I think the authors tried to have it both ways in the finale, “Everyone Here Loves Kelly”. By then, the producers had ordered a complete script rewrite from Mel Brooks and Leonard Stern – primarily to make the hero more likeable – and they demanded this closing number from an all but spent songwriting team. When this horrible ditty closes the show, I can’t help but detect a whiff of Shostakovich’s Fifth. Maybe the ghastly repetition is trying to undermine the literal meaning? Or maybe it’s just a rotten song.

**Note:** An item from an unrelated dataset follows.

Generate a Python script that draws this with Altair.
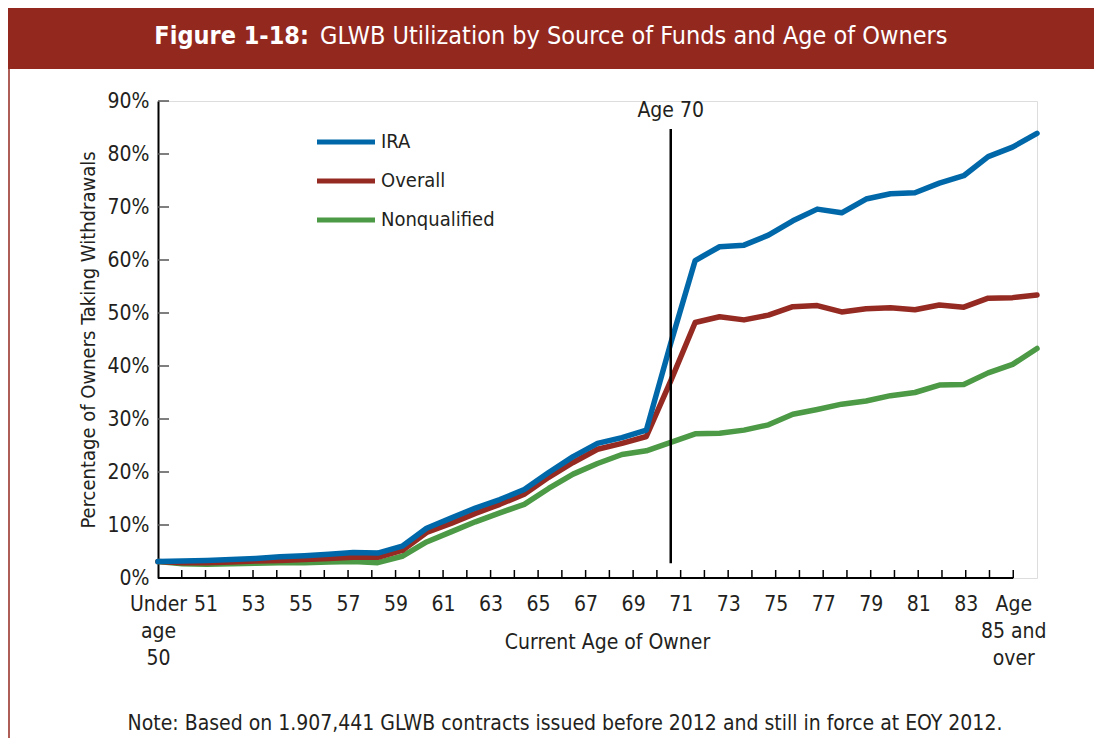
import json
import altair as alt
import pandas as pd

FONT = "Liberation Sans Narrow, DejaVu Sans Condensed, Arial Narrow, sans-serif"
TEXT_COLOR = "#231F20"
BRAND = "#93281F"

# ---------------- data ----------------
ages = ["Under age 50"] + [str(a) for a in range(50, 85)] + ["Age 85 and over"]

ira = [3.1, 3.2, 3.3, 3.5, 3.7, 4.0, 4.2, 4.5, 4.8, 4.7,
       6.0, 9.4, 11.3, 13.2, 14.8, 16.7, 19.9, 22.9, 25.4, 26.5,
       27.9, 44.3, 59.9, 62.5, 62.8, 64.7, 67.4, 69.6, 68.9, 71.5,
       72.5, 72.7, 74.5, 75.9, 79.5, 81.3, 83.9]
overall = [3.1, 2.9, 2.9, 3.0, 3.2, 3.3, 3.5, 3.7, 3.9, 3.9,
           5.2, 8.6, 10.3, 12.2, 13.9, 15.8, 19.0, 21.8, 24.3, 25.4,
           26.7, 37.2, 48.2, 49.3, 48.7, 49.6, 51.2, 51.4, 50.2, 50.8,
           51.0, 50.6, 51.5, 51.1, 52.8, 52.9, 53.4]
nonqualified = [3.1, 2.7, 2.6, 2.7, 2.8, 2.9, 2.9, 3.0, 3.1, 2.9,
                4.1, 6.8, 8.7, 10.6, 12.3, 13.9, 16.9, 19.6, 21.6, 23.3,
                24.0, 25.6, 27.2, 27.3, 27.9, 28.9, 30.9, 31.8, 32.8, 33.4,
                34.4, 35.0, 36.4, 36.5, 38.7, 40.3, 43.3]

series_names = ["IRA", "Overall", "Nonqualified"]
series_colors = ["#0068A9", "#952A22", "#4C9A45"]
y_ticks = [0, 10, 20, 30, 40, 50, 60, 70, 80, 90]

tick_labels = []
for i, a in enumerate(ages):
    if i == 0:
        tick_labels.append("Under|age|50")
    elif i == len(ages) - 1:
        tick_labels.append("Age|85 and|over")
    elif int(a) % 2 == 1:
        tick_labels.append(a)
    else:
        tick_labels.append("")

age70_index = ages.index("70")
age70_span = [2.8, 84.7]

title_bold = "Figure 1-18:"
title_rest = "GLWB Utilization by Source of Funds and Age of Owners"
note = "Note: Based on 1.907,441 GLWB contracts issued before 2012 and still in force at EOY 2012."

# ---------------- tables ----------------
rows = []
for i, a in enumerate(ages):
    for name, vals in zip(series_names, [ira, overall, nonqualified]):
        rows.append({"idx": i, "age": a, "series": name, "value": vals[i]})
df = pd.DataFrame(rows)

W, H = 879, 477
n = len(ages)

color_scale = alt.Scale(domain=series_names, range=series_colors)
x_data = alt.Scale(domain=[0, n - 1], nice=False, zero=False)
y_scale = alt.Scale(domain=[0, 90], nice=False)

y_axis = alt.Axis(values=y_ticks, labelExpr="datum.value + '%'", ticks=False, grid=False,
                  domainColor="black", domainWidth=2, labelFontSize=21, labelPadding=9,
                  labelColor=TEXT_COLOR, labelFont=FONT,
                  title="Percentage of Owners Taking Withdrawals", titleFontSize=20,
                  titleFont=FONT, titleFontWeight="normal", titleColor=TEXT_COLOR,
                  titleX=-70, titleY=H / 2, titleBaseline="middle", titleAlign="center")

# y inward ticks
ytick_df = pd.DataFrame({"v": y_ticks[1:]})
ytick_layer = alt.Chart(ytick_df).mark_rule(color="#555555", strokeWidth=1.5).encode(
    y=alt.Y("v:Q", scale=y_scale, axis=y_axis),
    x=alt.value(0), x2=alt.value(11))

line_layers = []
for name in reversed(series_names):
    line_layers.append(
        alt.Chart(df).transform_filter(alt.datum.series == name)
        .mark_line(strokeWidth=5.5, strokeCap="round", strokeJoin="round")
        .encode(x=alt.X("idx:Q", scale=x_data, axis=None),
                y=alt.Y("value:Q", scale=y_scale, axis=y_axis),
                color=alt.Color("series:N", scale=color_scale, legend=None))
    )

age70_df = pd.DataFrame({"x": [age70_index], "y1": [age70_span[0]], "y2": [age70_span[1]], "label": ["Age 70"]})
age70_rule = alt.Chart(age70_df).mark_rule(color="black", strokeWidth=2.5).encode(
    x=alt.X("x:Q", scale=x_data, axis=None),
    y=alt.Y("y1:Q", scale=y_scale, axis=y_axis), y2="y2:Q")
age70_text = alt.Chart(age70_df).mark_text(fontSize=21, font=FONT, color=TEXT_COLOR,
                                           align="center", baseline="alphabetic").encode(
    x=alt.X("x:Q", scale=x_data, axis=None), y=alt.value(16), text="label:N")

data_group = alt.layer(ytick_layer, *line_layers, age70_rule, age70_text)

# x axis group (own scale)
x_axis_scale = alt.Scale(domain=[0, n], nice=False, zero=False)
label_expr = "split((" + json.dumps(tick_labels) + ")[datum.value], '|')"
x_axis = alt.Axis(values=list(range(n)), labelExpr=label_expr, ticks=False, domain=False,
                  grid=False, labelOverlap=False, labelFlush=False, labelFontSize=21,
                  labelFont=FONT, labelColor=TEXT_COLOR, labelPadding=15, labelLineHeight=27,
                  labelAlign="center",
                  title="Current Age of Owner", titleFont=FONT, titleFontSize=21,
                  titleFontWeight="normal", titleColor=TEXT_COLOR,
                  titleX=449, titleY=64, titleBaseline="middle", titleAlign="center")
axis_line_df = pd.DataFrame({"a": [0], "b": [n - 1]})
axis_line = alt.Chart(axis_line_df).mark_rule(color="black", strokeWidth=2).encode(
    x=alt.X("a:Q", scale=x_axis_scale, axis=x_axis), x2="b:Q", y=alt.value(H))
xtick_df = pd.DataFrame({"idx": list(range(1, n))})
xticks = alt.Chart(xtick_df).mark_rule(color="black", strokeWidth=1.5).encode(
    x=alt.X("idx:Q", scale=x_axis_scale, axis=x_axis), y=alt.value(H - 8), y2=alt.value(H))
axis_group = alt.layer(axis_line, xticks)

# legend group
leg_df = pd.DataFrame({"series": series_names})
leg_y = alt.Y("series:N", scale=alt.Scale(type="point", domain=series_names, range=[41, 119], padding=0), axis=None)
leg_rule = alt.Chart(leg_df).mark_rule(strokeWidth=5).encode(
    x=alt.value(159), x2=alt.value(217), y=leg_y,
    color=alt.Color("series:N", scale=color_scale, legend=None))
leg_text = alt.Chart(leg_df).mark_text(align="left", baseline="middle", fontSize=20, font=FONT,
                                       color=TEXT_COLOR).encode(
    x=alt.value(223), y=leg_y, text="series:N")
legend_group = alt.layer(leg_rule, leg_text)

# decorations
one = pd.DataFrame({"a": [0]})
banner = alt.Chart(one).mark_rect(color=BRAND).encode(
    x=alt.value(-150), x2=alt.value(936), y=alt.value(-93), y2=alt.value(-32))
left_border = alt.Chart(one).mark_rule(color=BRAND, strokeWidth=1.5).encode(
    x=alt.value(-149), y=alt.value(-93), y2=alt.value(637))
title_b = alt.Chart(one).mark_text(text=title_bold, font=FONT, fontSize=25, fontWeight="bold",
                                   color="white", align="right", baseline="alphabetic").encode(
    x=alt.value(151), y=alt.value(-57))
title_r = alt.Chart(one).mark_text(text=title_rest, font=FONT, fontSize=25, color="white",
                                   align="left", baseline="alphabetic").encode(
    x=alt.value(162), y=alt.value(-57))
note_t = alt.Chart(one).mark_text(text=note, font=FONT, fontSize=21, color=TEXT_COLOR,
                                  align="center", baseline="alphabetic").encode(
    x=alt.value(407), y=alt.value(629))

chart = alt.layer(banner, left_border, title_b, title_r, note_t,
                  data_group, axis_group, legend_group).resolve_scale(
    x="independent", y="independent").properties(
    width=W, height=H,
    padding={"left": 150, "top": 93, "right": 57, "bottom": 160},
    autosize=alt.AutoSizeParams(type="none"),
    background="white",
).configure_view(stroke=None).configure(font=FONT)

chart.save("out.html", embed_options={"renderer": "svg", "actions": False})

In any case, it’s easy to hear why Sondheim likes “I’ll Never Go There Anymore”, because it’s not far removed from the sort of thing he was attempting throughout that decade. There’s Charlap’s literate chord progression, wandering through key centres before deftly returning home, just like something by Kern. There’s the romantic melody in a less than romantic situation, just as Sondheim had done in “With So Little To Be Sure Of”, and was to do in “Take Me To The World” and “Too Many Mornings”. There’s the way the song constitutes, over its considerable length, a sung-through scene. There’s the play on different interpretations of seemingly simple title words, a Sondheim constant (“No More”, “Move On”, “There Is No Other Way”). And there’s this, from Hop’s girl, which is just lovely:
There was a boy …
A boy I once knew,
We kissed, I loved him.
He was killed in a stupid old war
And I’ll never see him anymore,
No, I’ll never see him anymore …
The authors wanted, I think, to use a skinny plot to apprise their audience of their shortcomings, and that would always have flopped. The producers wanted to flesh out a skinny plot with girls and gags, and that too would have flopped. The mismatched show that resulted? Flopped.
And the songs are, for the most part, awful, but I think they were meant to be. After all, what sort of score befits a harangue?